Reversine exerts cytotoxic effects through multiple cell death mechanisms in acute lymphoblastic leukemia

Purpose Acute lymphoblastic leukemia (ALL) is an aggressive hematological cancer with limited therapeutic options for adult patients. Aurora kinases have drawn attention as potential targets in hematological neoplasms due to their high expression and biological functions. Aurora kinase A (AURKA) and AURKB are essential for a successful mitosis, acting in spindle mitotic organization and cytokinesis. Reversine is a synthetic purine analog that acts as a multi-kinase inhibitor with anti-neoplastic activity by targeting AURKA and AURKB. Methods ALL patient gene expression data were retrieved from the Amazonia! database. For functional assays, Jurkat (T-ALL) and Namalwa (B-ALL) cells were exposed to increasing concentrations of reversine and submitted to various cellular and molecular assays. Results We found that AURKB expression was higher in ALL patient samples compared to normal lymphocytes (p < 0.0001).
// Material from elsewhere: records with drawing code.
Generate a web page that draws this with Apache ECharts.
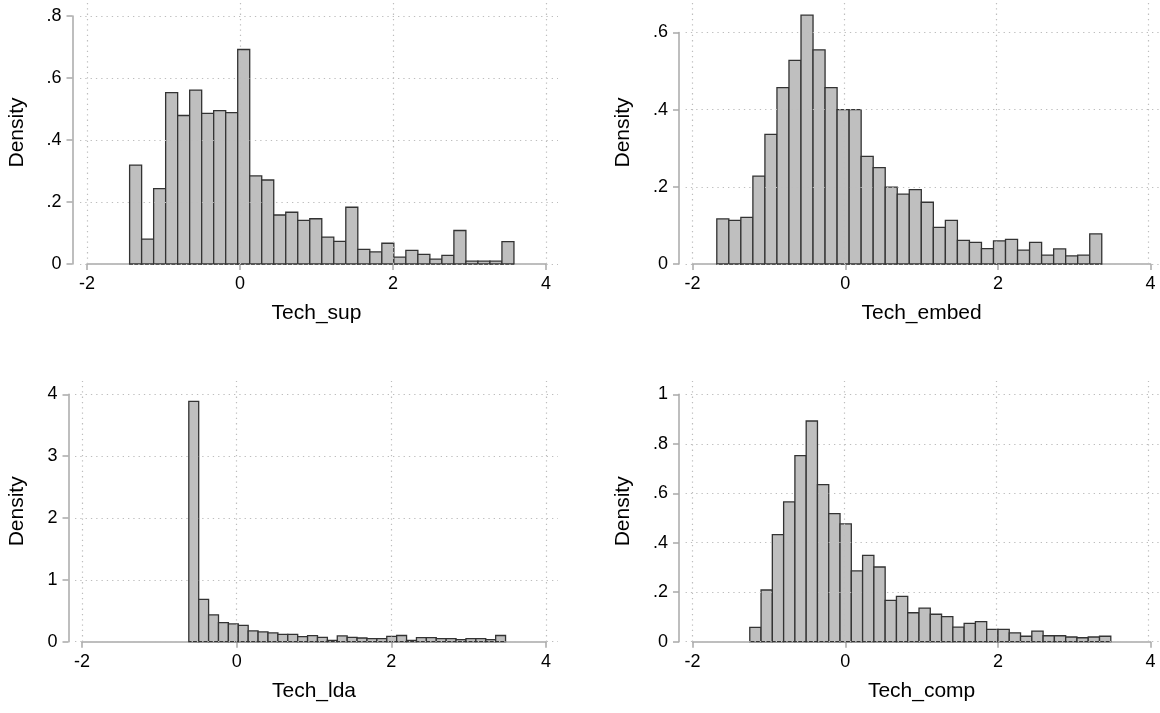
<!DOCTYPE html>
<html><head><meta charset="utf-8">
<script src="https://cdn.jsdelivr.net/npm/echarts@6/dist/echarts.min.js"></script>
<style>html,body{margin:0;padding:0;background:#fff}#c{width:1160px;height:713px}</style>
</head><body><div id="c"></div>
<script>
// ---- data ----
const xTicks = [-2, 0, 2, 4];

const supStart = -1.443, supBin = 0.157;
const supHeights = [0.319, 0.080, 0.243, 0.553, 0.479, 0.561, 0.486, 0.495, 0.488, 0.692,
  0.284, 0.271, 0.158, 0.167, 0.141, 0.146, 0.087, 0.073, 0.183, 0.047,
  0.039, 0.067, 0.022, 0.044, 0.031, 0.016, 0.028, 0.108, 0.009, 0.009,
  0.009, 0.072];
const supYTicks = [0, 0.2, 0.4, 0.6, 0.8];

const embedStart = -1.683, embedBin = 0.1576;
const embedHeights = [0.117, 0.113, 0.121, 0.228, 0.336, 0.457, 0.528, 0.645, 0.555, 0.457,
  0.400, 0.400, 0.279, 0.250, 0.199, 0.181, 0.193, 0.160, 0.095, 0.113,
  0.061, 0.056, 0.040, 0.060, 0.064, 0.036, 0.056, 0.023, 0.039, 0.021,
  0.023, 0.078];
const embedYTicks = [0, 0.2, 0.4, 0.6];

const ldaStart = -0.619, ldaBin = 0.128;
const ldaHeights = [3.887, 0.685, 0.435, 0.308, 0.287, 0.264, 0.175, 0.158, 0.142, 0.120,
  0.120, 0.083, 0.097, 0.070, 0.022, 0.094, 0.070, 0.060, 0.049, 0.049,
  0.086, 0.100, 0.022, 0.065, 0.065, 0.049, 0.049, 0.032, 0.049, 0.049,
  0.032, 0.100];
const ldaYTicks = [0, 1, 2, 3, 4];

const compStart = -1.251, compBin = 0.1478;
const compHeights = [0.058, 0.209, 0.433, 0.565, 0.752, 0.892, 0.635, 0.518, 0.476, 0.286,
  0.349, 0.302, 0.167, 0.183, 0.117, 0.136, 0.111, 0.101, 0.059, 0.074,
  0.081, 0.050, 0.050, 0.036, 0.022, 0.043, 0.024, 0.024, 0.019, 0.016,
  0.019, 0.022];
const compYTicks = [0, 0.2, 0.4, 0.6, 0.8, 1];

// ---- layout ----
const FONT = '"Liberation Sans", Helvetica, Arial, sans-serif';
const panels = [
  {name: 'Tech_sup', start: supStart, bin: supBin, h: supHeights, yt: supYTicks,
   left: 87, width: 459, top: 16, bottom: 264, bTop: 1, axisX: 72.5, densX: 18},
  {name: 'Tech_embed', start: embedStart, bin: embedBin, h: embedHeights, yt: embedYTicks,
   left: 692.6, width: 458, top: 32.5, bottom: 264, bTop: 1, axisX: 679, densX: 624},
  {name: 'Tech_lda', start: ldaStart, bin: ldaBin, h: ldaHeights, yt: ldaYTicks,
   left: 82, width: 464, top: 394.3, bottom: 641.7, bTop: 381, axisX: 68.5, densX: 18},
  {name: 'Tech_comp', start: compStart, bin: compBin, h: compHeights, yt: compYTicks,
   left: 692.6, width: 458, top: 394.3, bottom: 641.7, bTop: 381, axisX: 679, densX: 624}
];
const PAD_L = 7, PAD_R = 12;
const AXIS_COLOR = '#a9a9a9';

const grid = [], xAxis = [], yAxis = [], series = [];
const fmt = v => (v === 0 ? '0' : String(+v.toFixed(4)).replace(/^0\./, '.'));

panels.forEach((p, i) => {
  const gA = 2 * i, gB = 2 * i + 1;
  const yMax = p.yt[p.yt.length - 1];
  const yStep = p.yt[1] - p.yt[0];
  const hA = p.bottom - p.top;
  grid.push({left: p.left, top: p.top, width: p.width, height: hA});
  grid.push({left: p.left - PAD_L, top: p.bTop, width: p.width + PAD_L + PAD_R, height: p.bottom - p.bTop});

  xAxis.push({
    gridIndex: gA, type: 'value', min: -2, max: 4, interval: 2,
    axisLine: {show: true, onZero: false, lineStyle: {color: AXIS_COLOR, width: 1.5}},
    axisTick: {show: true, length: 6, lineStyle: {color: AXIS_COLOR, width: 1.5}},
    axisLabel: {fontSize: 18, color: '#000', margin: 11, fontFamily: FONT, formatter: fmt},
    splitLine: {show: false},
    name: p.name, nameLocation: 'middle', nameGap: 39,
    nameTextStyle: {fontSize: 21, color: '#000', fontFamily: FONT}
  });
  yAxis.push({
    gridIndex: gA, type: 'value', min: 0, max: yMax, interval: yStep,
    offset: p.left - p.axisX,
    axisLine: {show: true, onZero: false, lineStyle: {color: AXIS_COLOR, width: 1.5}},
    axisTick: {show: true, length: 6, lineStyle: {color: AXIS_COLOR, width: 1.5}},
    axisLabel: {fontSize: 18, color: '#000', margin: 11, fontFamily: FONT, formatter: fmt},
    splitLine: {show: false}
  });
  const unitX = 6 / p.width;
  xAxis.push({gridIndex: gB, type: 'value', min: -2 - PAD_L * unitX, max: 4 + PAD_R * unitX, show: false});
  yAxis.push({
    gridIndex: gB, type: 'value', min: 0, max: yMax * (p.bottom - p.bTop) / hA,
    axisLine: {show: false, onZero: false}, axisTick: {show: false}, axisLabel: {show: false}, splitLine: {show: false},
    name: 'Density', nameLocation: 'middle', nameGap: (p.left - PAD_L) - p.densX - 10,
    nameTextStyle: {fontSize: 21, color: '#000', fontFamily: FONT}
  });

  // dotted gridlines
  series.push({
    type: 'line', xAxisIndex: gB, yAxisIndex: gB, z: -1, silent: true,
    data: [[0, 0]], showSymbol: false, lineStyle: {opacity: 0},
    markLine: {
      silent: true, symbol: 'none', label: {show: false}, animation: false,
      lineStyle: {type: [1.3, 4], color: '#bdbdbd', width: 1.2},
      data: xTicks.map(v => ({xAxis: v})).concat(p.yt.map(v => ({yAxis: v})))
    }
  });

  // histogram bars
  const data = p.h.map((v, k) => [p.start + k * p.bin, p.start + (k + 1) * p.bin, v]);
  series.push({
    type: 'custom', xAxisIndex: gA, yAxisIndex: gA, z: 3, clip: false, silent: true,
    data: data, encode: {x: [0, 1], y: 2},
    renderItem: (params, api) => {
      const a = api.coord([api.value(0), 0]);
      const b = api.coord([api.value(1), api.value(2)]);
      return {
        type: 'rect',
        shape: {x: a[0], y: b[1], width: b[0] - a[0], height: a[1] - b[1]},
        style: {fill: '#bfbfbf', stroke: '#333333', lineWidth: 1.3}
      };
    }
  });
});

const chart = echarts.init(document.getElementById('c'), null, {renderer: 'canvas'});
chart.setOption({backgroundColor: '#ffffff', animation: false, grid, xAxis, yAxis, series});
</script>
</body></html>
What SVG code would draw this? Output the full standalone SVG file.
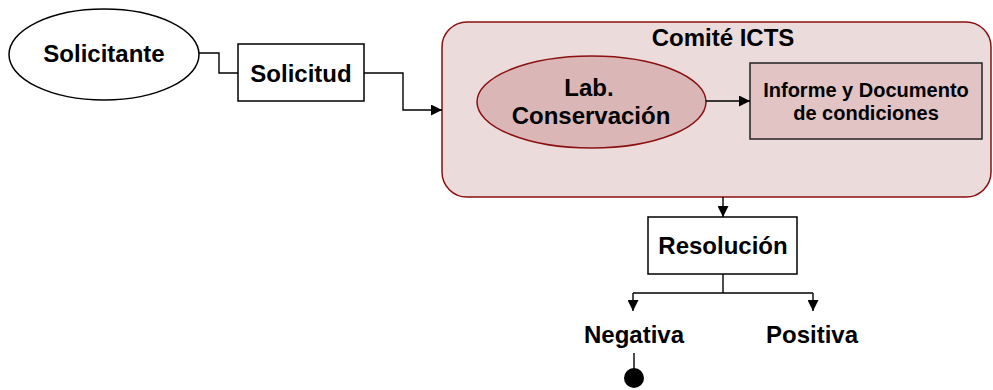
<svg xmlns="http://www.w3.org/2000/svg" width="993" height="390" viewBox="0 0 993 390">
<style>
  text { font-family: "Liberation Sans", Arial, sans-serif; font-weight: bold; fill: #000; text-anchor: middle; }
  .big { font-size: 24px; }
  .mid { font-size: 20px; }
  .conn { fill: none; stroke: #000; stroke-width: 1.4; }
  .box { fill: #fff; stroke: #000; stroke-width: 1.5; }
</style>
<defs>
  <marker id="arrow" viewBox="0 0 11 11" refX="11" refY="5.5" markerWidth="11" markerHeight="11" markerUnits="userSpaceOnUse" orient="auto">
    <path d="M0,0 L11,5.5 L0,11 Z" fill="#000"/>
  </marker>
</defs>
<rect width="993" height="390" fill="#fff"/>

<g id="comite">
  <rect x="442" y="22" width="549" height="175" rx="25" ry="25" fill="#ECDBDB" stroke="#8B0F0F" stroke-width="1.5"/>
  <text class="big" x="723" y="46">Comité ICTS</text>
</g>

<g id="solicitante">
  <ellipse cx="104" cy="54.5" rx="95" ry="45.5" fill="#fff" stroke="#000" stroke-width="1.5"/>
  <text class="big" x="104" y="62">Solicitante</text>
</g>

<g id="solicitud">
  <rect class="box" x="238" y="44" width="126" height="57"/>
  <text class="big" x="301" y="82">Solicitud</text>
</g>

<g id="lab">
  <ellipse cx="591.5" cy="102" rx="114.5" ry="46" fill="#DAB6B6" stroke="#8B0F0F" stroke-width="1.5"/>
  <text class="big" x="589" y="96">Lab.</text>
  <text class="big" x="591" y="124">Conservación</text>
</g>

<g id="informe">
  <rect x="750" y="63" width="232" height="76" fill="#E2C4C5" stroke="#222" stroke-width="1.5"/>
  <text class="mid" x="866" y="97">Informe y Documento</text>
  <text class="mid" x="866" y="120">de condiciones</text>
</g>

<g id="resolucion">
  <rect class="box" x="648" y="217" width="149" height="57"/>
  <text class="big" x="723" y="254">Resolución</text>
</g>

<g id="negativa">
  <text class="big" x="634" y="343">Negativa</text>
</g>

<g id="positiva">
  <text class="big" x="812" y="343">Positiva</text>
</g>

<g id="fin">
  <circle cx="634" cy="378" r="10" fill="#000"/>
</g>

<g id="connectors">
  <polyline class="conn" points="199,53 219,53 219,73 238,73"/>
  <polyline class="conn" points="364,73 403,73 403,110 442,110" marker-end="url(#arrow)"/>
  <line class="conn" x1="706" y1="101" x2="750" y2="101" marker-end="url(#arrow)"/>
  <line class="conn" x1="723" y1="197" x2="723" y2="217" marker-end="url(#arrow)"/>
  <polyline class="conn" points="723,274 723,293"/>
  <polyline class="conn" points="633,293 813,293"/>
  <line class="conn" x1="633" y1="293" x2="633" y2="311" marker-end="url(#arrow)"/>
  <line class="conn" x1="813" y1="293" x2="813" y2="311" marker-end="url(#arrow)"/>
  <line class="conn" x1="634" y1="353" x2="634" y2="370"/>
</g>
</svg>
The ALL cell lines tested displayed aberrant AURKA and AURKB expression. In Jurkat and Namalwa cells, reversine reduced cell viability in a dose- and time-dependent manner (p < 0.05). Reversine also significantly reduced the viability of primary ALL cells. Reversine induced apoptosis and autophagy, and reduced cell proliferation in both cell lines (p < 0.05). Mitotic catastrophe markers, including cell cycle arrest at G(2)/M, increased cell size and DNA damage, were observed upon reversine exposure. Short- and long-term treatment with reversine inhibited autonomous clonogenicity (p < 0.05). At the molecular level, reversine reduced AURKB activity, induced SQSTM1/p62 consumption, and increased LC3BII and gamma-H2AX levels. In Namalwa cells, reversine modulated 25 out of 84 autophagy-related genes, includingBCL2,BAD,ULK1,ATG10,IRGMandMAP1LC3B, which indicates that reversine acts by initiating and sustaining autophagy signals in ALL cells. Conclusions From our data we conclude that reversine reduces the viability of ALL cells by triggering multiple cell death mechanisms, including apoptosis, mitotic catastrophe, and autophagy. Our findings highlight reversine as a potential anticancer agent for ALL. (AU)